Extract the full listing verbatim and drop any pictures from your copy.

╔══

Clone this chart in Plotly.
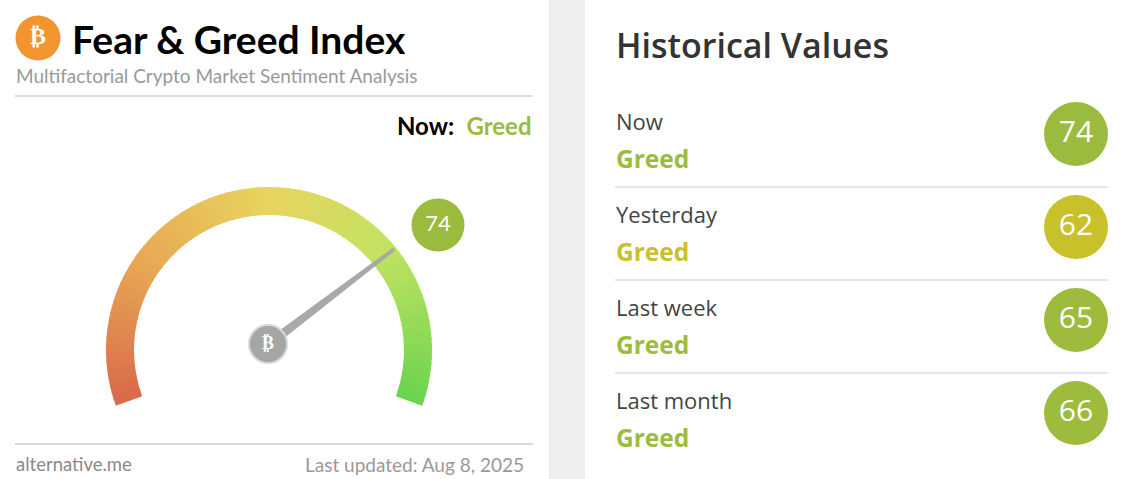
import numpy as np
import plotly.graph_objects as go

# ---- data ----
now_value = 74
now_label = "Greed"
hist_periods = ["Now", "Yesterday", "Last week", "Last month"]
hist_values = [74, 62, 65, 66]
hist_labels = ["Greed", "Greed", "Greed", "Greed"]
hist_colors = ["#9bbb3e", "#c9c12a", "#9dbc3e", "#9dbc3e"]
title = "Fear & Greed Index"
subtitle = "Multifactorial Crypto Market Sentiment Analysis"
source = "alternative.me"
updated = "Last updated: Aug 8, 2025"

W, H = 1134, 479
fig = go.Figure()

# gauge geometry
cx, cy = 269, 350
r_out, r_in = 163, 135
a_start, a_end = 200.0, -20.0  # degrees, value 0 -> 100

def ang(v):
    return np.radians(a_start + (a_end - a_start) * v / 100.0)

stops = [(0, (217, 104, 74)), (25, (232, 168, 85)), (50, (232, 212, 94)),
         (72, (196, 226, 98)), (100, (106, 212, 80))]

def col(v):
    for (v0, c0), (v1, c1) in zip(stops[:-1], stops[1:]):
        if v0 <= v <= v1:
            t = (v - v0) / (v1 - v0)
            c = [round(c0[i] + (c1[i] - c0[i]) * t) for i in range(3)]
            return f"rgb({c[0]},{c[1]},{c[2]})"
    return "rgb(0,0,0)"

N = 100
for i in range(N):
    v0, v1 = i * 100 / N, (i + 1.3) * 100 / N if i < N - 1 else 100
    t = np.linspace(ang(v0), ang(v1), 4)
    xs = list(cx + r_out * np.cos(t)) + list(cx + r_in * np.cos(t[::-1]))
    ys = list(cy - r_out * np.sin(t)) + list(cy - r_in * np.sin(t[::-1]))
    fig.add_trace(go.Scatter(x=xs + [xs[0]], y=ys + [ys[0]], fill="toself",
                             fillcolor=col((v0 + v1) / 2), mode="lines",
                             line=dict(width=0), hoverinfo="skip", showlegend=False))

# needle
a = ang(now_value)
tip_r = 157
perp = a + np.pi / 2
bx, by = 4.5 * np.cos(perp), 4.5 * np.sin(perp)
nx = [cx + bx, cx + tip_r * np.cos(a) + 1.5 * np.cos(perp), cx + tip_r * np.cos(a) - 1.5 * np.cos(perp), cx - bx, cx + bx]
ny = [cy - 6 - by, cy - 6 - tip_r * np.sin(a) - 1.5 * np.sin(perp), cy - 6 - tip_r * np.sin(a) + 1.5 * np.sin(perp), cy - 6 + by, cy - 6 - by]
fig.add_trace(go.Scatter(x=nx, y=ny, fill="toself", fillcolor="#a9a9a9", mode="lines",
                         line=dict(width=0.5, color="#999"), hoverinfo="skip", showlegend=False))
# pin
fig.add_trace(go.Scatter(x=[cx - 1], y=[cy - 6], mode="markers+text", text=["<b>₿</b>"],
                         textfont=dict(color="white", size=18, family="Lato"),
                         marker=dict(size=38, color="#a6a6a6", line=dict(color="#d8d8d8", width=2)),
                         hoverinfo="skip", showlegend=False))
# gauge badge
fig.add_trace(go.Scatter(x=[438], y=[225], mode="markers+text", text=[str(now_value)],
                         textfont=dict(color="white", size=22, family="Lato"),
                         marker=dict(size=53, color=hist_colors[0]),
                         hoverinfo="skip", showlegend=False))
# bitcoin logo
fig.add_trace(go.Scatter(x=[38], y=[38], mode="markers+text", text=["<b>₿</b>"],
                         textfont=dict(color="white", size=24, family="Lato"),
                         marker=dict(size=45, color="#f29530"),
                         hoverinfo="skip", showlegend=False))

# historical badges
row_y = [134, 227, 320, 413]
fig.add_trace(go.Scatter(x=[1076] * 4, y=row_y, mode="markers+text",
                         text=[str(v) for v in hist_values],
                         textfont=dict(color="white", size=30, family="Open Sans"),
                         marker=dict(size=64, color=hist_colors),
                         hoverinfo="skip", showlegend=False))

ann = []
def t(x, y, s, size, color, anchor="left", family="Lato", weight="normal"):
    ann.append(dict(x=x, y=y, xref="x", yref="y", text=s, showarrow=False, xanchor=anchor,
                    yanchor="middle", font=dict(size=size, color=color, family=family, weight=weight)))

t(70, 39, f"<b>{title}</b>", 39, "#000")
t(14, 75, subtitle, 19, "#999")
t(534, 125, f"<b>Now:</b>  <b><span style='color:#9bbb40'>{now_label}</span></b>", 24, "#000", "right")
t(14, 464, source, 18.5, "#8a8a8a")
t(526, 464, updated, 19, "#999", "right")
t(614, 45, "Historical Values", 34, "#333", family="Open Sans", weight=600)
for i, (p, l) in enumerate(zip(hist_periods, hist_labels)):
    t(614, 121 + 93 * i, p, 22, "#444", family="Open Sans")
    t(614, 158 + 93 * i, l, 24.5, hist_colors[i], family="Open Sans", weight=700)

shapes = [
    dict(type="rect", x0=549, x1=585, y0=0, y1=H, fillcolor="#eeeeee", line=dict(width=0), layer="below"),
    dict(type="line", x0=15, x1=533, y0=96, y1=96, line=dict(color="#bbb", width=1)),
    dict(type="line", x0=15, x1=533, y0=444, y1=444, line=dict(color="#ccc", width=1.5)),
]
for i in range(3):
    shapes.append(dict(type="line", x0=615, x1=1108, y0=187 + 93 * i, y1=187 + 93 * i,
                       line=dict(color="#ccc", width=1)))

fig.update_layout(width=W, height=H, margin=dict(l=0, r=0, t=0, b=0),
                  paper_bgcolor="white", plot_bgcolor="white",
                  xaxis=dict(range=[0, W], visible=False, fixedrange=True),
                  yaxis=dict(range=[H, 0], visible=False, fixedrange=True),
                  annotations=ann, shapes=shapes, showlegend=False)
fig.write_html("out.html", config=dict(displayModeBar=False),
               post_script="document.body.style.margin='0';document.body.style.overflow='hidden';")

╚══

*ANSWER TO THIS PROBLEM:*
Clone this chart in Plotly.
import numpy as np
import plotly.graph_objects as go

# ---- data ----
now_value = 74
now_label = "Greed"
hist_periods = ["Now", "Yesterday", "Last week", "Last month"]
hist_values = [74, 62, 65, 66]
hist_labels = ["Greed", "Greed", "Greed", "Greed"]
hist_colors = ["#9bbb3e", "#c9c12a", "#9dbc3e", "#9dbc3e"]
title = "Fear & Greed Index"
subtitle = "Multifactorial Crypto Market Sentiment Analysis"
source = "alternative.me"
updated = "Last updated: Aug 8, 2025"

W, H = 1134, 479
fig = go.Figure()

# gauge geometry
cx, cy = 269, 350
r_out, r_in = 163, 135
a_start, a_end = 200.0, -20.0  # degrees, value 0 -> 100

def ang(v):
    return np.radians(a_start + (a_end - a_start) * v / 100.0)

stops = [(0, (217, 104, 74)), (25, (232, 168, 85)), (50, (232, 212, 94)),
         (72, (196, 226, 98)), (100, (106, 212, 80))]

def col(v):
    for (v0, c0), (v1, c1) in zip(stops[:-1], stops[1:]):
        if v0 <= v <= v1:
            t = (v - v0) / (v1 - v0)
            c = [round(c0[i] + (c1[i] - c0[i]) * t) for i in range(3)]
            return f"rgb({c[0]},{c[1]},{c[2]})"
    return "rgb(0,0,0)"

N = 100
for i in range(N):
    v0, v1 = i * 100 / N, (i + 1.3) * 100 / N if i < N - 1 else 100
    t = np.linspace(ang(v0), ang(v1), 4)
    xs = list(cx + r_out * np.cos(t)) + list(cx + r_in * np.cos(t[::-1]))
    ys = list(cy - r_out * np.sin(t)) + list(cy - r_in * np.sin(t[::-1]))
    fig.add_trace(go.Scatter(x=xs + [xs[0]], y=ys + [ys[0]], fill="toself",
                             fillcolor=col((v0 + v1) / 2), mode="lines",
                             line=dict(width=0), hoverinfo="skip", showlegend=False))

# needle
a = ang(now_value)
tip_r = 157
perp = a + np.pi / 2
bx, by = 4.5 * np.cos(perp), 4.5 * np.sin(perp)
nx = [cx + bx, cx + tip_r * np.cos(a) + 1.5 * np.cos(perp), cx + tip_r * np.cos(a) - 1.5 * np.cos(perp), cx - bx, cx + bx]
ny = [cy - 6 - by, cy - 6 - tip_r * np.sin(a) - 1.5 * np.sin(perp), cy - 6 - tip_r * np.sin(a) + 1.5 * np.sin(perp), cy - 6 + by, cy - 6 - by]
fig.add_trace(go.Scatter(x=nx, y=ny, fill="toself", fillcolor="#a9a9a9", mode="lines",
                         line=dict(width=0.5, color="#999"), hoverinfo="skip", showlegend=False))
# pin
fig.add_trace(go.Scatter(x=[cx - 1], y=[cy - 6], mode="markers+text", text=["<b>₿</b>"],
                         textfont=dict(color="white", size=18, family="Lato"),
                         marker=dict(size=38, color="#a6a6a6", line=dict(color="#d8d8d8", width=2)),
                         hoverinfo="skip", showlegend=False))
# gauge badge
fig.add_trace(go.Scatter(x=[438], y=[225], mode="markers+text", text=[str(now_value)],
                         textfont=dict(color="white", size=22, family="Lato"),
                         marker=dict(size=53, color=hist_colors[0]),
                         hoverinfo="skip", showlegend=False))
# bitcoin logo
fig.add_trace(go.Scatter(x=[38], y=[38], mode="markers+text", text=["<b>₿</b>"],
                         textfont=dict(color="white", size=24, family="Lato"),
                         marker=dict(size=45, color="#f29530"),
                         hoverinfo="skip", showlegend=False))

# historical badges
row_y = [134, 227, 320, 413]
fig.add_trace(go.Scatter(x=[1076] * 4, y=row_y, mode="markers+text",
                         text=[str(v) for v in hist_values],
                         textfont=dict(color="white", size=30, family="Open Sans"),
                         marker=dict(size=64, color=hist_colors),
                         hoverinfo="skip", showlegend=False))

ann = []
def t(x, y, s, size, color, anchor="left", family="Lato", weight="normal"):
    ann.append(dict(x=x, y=y, xref="x", yref="y", text=s, showarrow=False, xanchor=anchor,
                    yanchor="middle", font=dict(size=size, color=color, family=family, weight=weight)))

t(70, 39, f"<b>{title}</b>", 39, "#000")
t(14, 75, subtitle, 19, "#999")
t(534, 125, f"<b>Now:</b>  <b><span style='color:#9bbb40'>{now_label}</span></b>", 24, "#000", "right")
t(14, 464, source, 18.5, "#8a8a8a")
t(526, 464, updated, 19, "#999", "right")
t(614, 45, "Historical Values", 34, "#333", family="Open Sans", weight=600)
for i, (p, l) in enumerate(zip(hist_periods, hist_labels)):
    t(614, 121 + 93 * i, p, 22, "#444", family="Open Sans")
    t(614, 158 + 93 * i, l, 24.5, hist_colors[i], family="Open Sans", weight=700)

shapes = [
    dict(type="rect", x0=549, x1=585, y0=0, y1=H, fillcolor="#eeeeee", line=dict(width=0), layer="below"),
    dict(type="line", x0=15, x1=533, y0=96, y1=96, line=dict(color="#bbb", width=1)),
    dict(type="line", x0=15, x1=533, y0=444, y1=444, line=dict(color="#ccc", width=1.5)),
]
for i in range(3):
    shapes.append(dict(type="line", x0=615, x1=1108, y0=187 + 93 * i, y1=187 + 93 * i,
                       line=dict(color="#ccc", width=1)))

fig.update_layout(width=W, height=H, margin=dict(l=0, r=0, t=0, b=0),
                  paper_bgcolor="white", plot_bgcolor="white",
                  xaxis=dict(range=[0, W], visible=False, fixedrange=True),
                  yaxis=dict(range=[H, 0], visible=False, fixedrange=True),
                  annotations=ann, shapes=shapes, showlegend=False)
fig.write_html("out.html", config=dict(displayModeBar=False),
               post_script="document.body.style.margin='0';document.body.style.overflow='hidden';")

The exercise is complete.